Nachos Get a New Summer Look With Barbecue Chicken and Corn


We don't know about you, but our spring has been something of a damp squib. It rained pretty solidly throughout April and May and while the garden is now as lush as it's been in years, we haven't had much of a chance to get out there and enjoy it. Now, at last, the heat is on, the tees and shorts are in rotation, and we're ready to get into the swing of the season.

So we wanted to celebrate with a dish that represented all the things we love about summer eating: the flavors of grilling and barbecue, the conviviality of outdoor parties with shareable foods, and delicious fresh seasonal produce like corn and tomatoes. And so our thoughts, as they often do, turned to nachos.

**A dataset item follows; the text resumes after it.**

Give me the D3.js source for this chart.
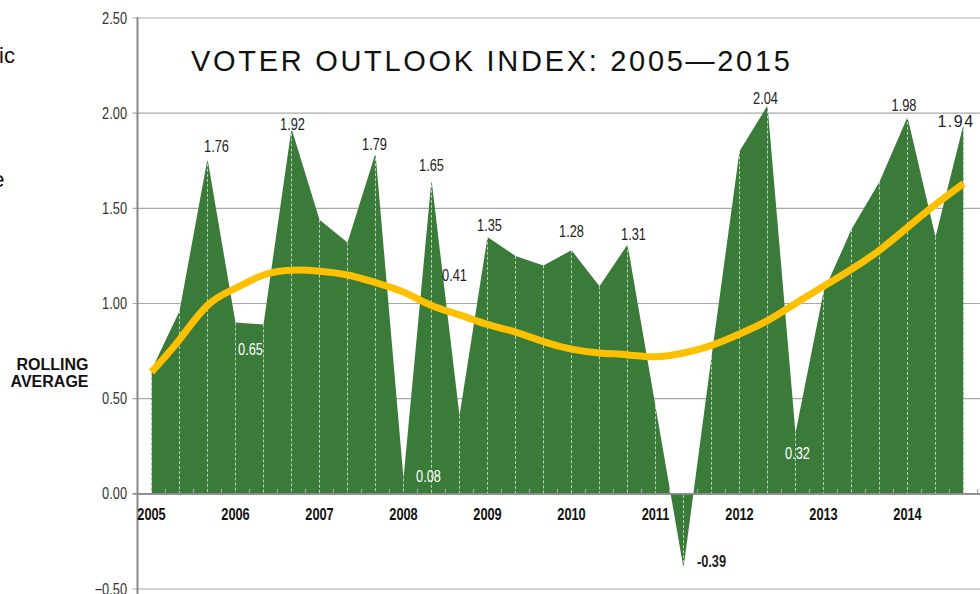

There's nothing fundamentally seasonal about nachos—the typical toppings of beans and cheese are, after all, available year-round. But those heavy ingredients can load down a dish that works just as well with lighter summer fare. For this recipe, we decided to keep the cheese (in two forms!), but we removed the beans and replaced them with a bright mixture of summer produce: grilled corn, juicy tomatoes, diced onion, sliced jalapeños, and pickled radishes. Some shredded chicken tossed in a homemade bourbon-spiked barbecue sauce rounds the whole thing out.

As for the process, the first thing we do is pickle the sliced radishes (any standard red radish is fine, no need to spend extra money on the fancy varieties), which takes at least a few hours. While it's an extra step, it's easy to do in advance and adds a bright, vinegary bite—and, of course, color—to the assembly. If you can, make them a day or two ahead to really maximize the tang!

You can also make the barbecue sauce ahead of time, if you prefer. At this stage of the year, we like to slather it on pretty much anything we can get away with—it has sweetness and depth from brown sugar and molasses, enough savory flavors to provide balance, and the bourbon ends up adding a smoky aroma once all its alcohol is cooked out. We toss the sauce with shredded, cooked chicken meat (you can buy a rotisserie bird for this, or roast or grill your own).

Nachos wouldn't be nachos without cheese—we're not completely throwing out the rulebook—so we use Kenji's recipe for cheese sauce which uses evaporated milk to help sharp cheddar melt into a silky smooth liquid. But wait, there's more! We're also adding grated Monterey Jack in two layers to make sure we get that essential "gooey pull," without which you may as well pack up and go home.

Finally, the chips, which are the backbone of the nachos. It's tempting to use store-bought chips here, as they're a major time- and effort-saver. But unless you have access to some really good sturdy ones, we think it's better to fry them yourself. You should make them pretty close to assembly, since you want them to be ultra-fresh (there is nothing worse in this world than a stale nacho).


Once all your elements are ready, layer the chips, sauced chicken, cheese sauce, grated cheese, and grilled corn in a baking dish or baking sheet and bake until the cheese is melted and gooey and the chips are slightly browned on top. Add the fresh tomatoes, red onion, avocado, and pickled radishes, drizzle with crema, and serve, preferably in the sunshine. We're happy to have brightened up your nachos!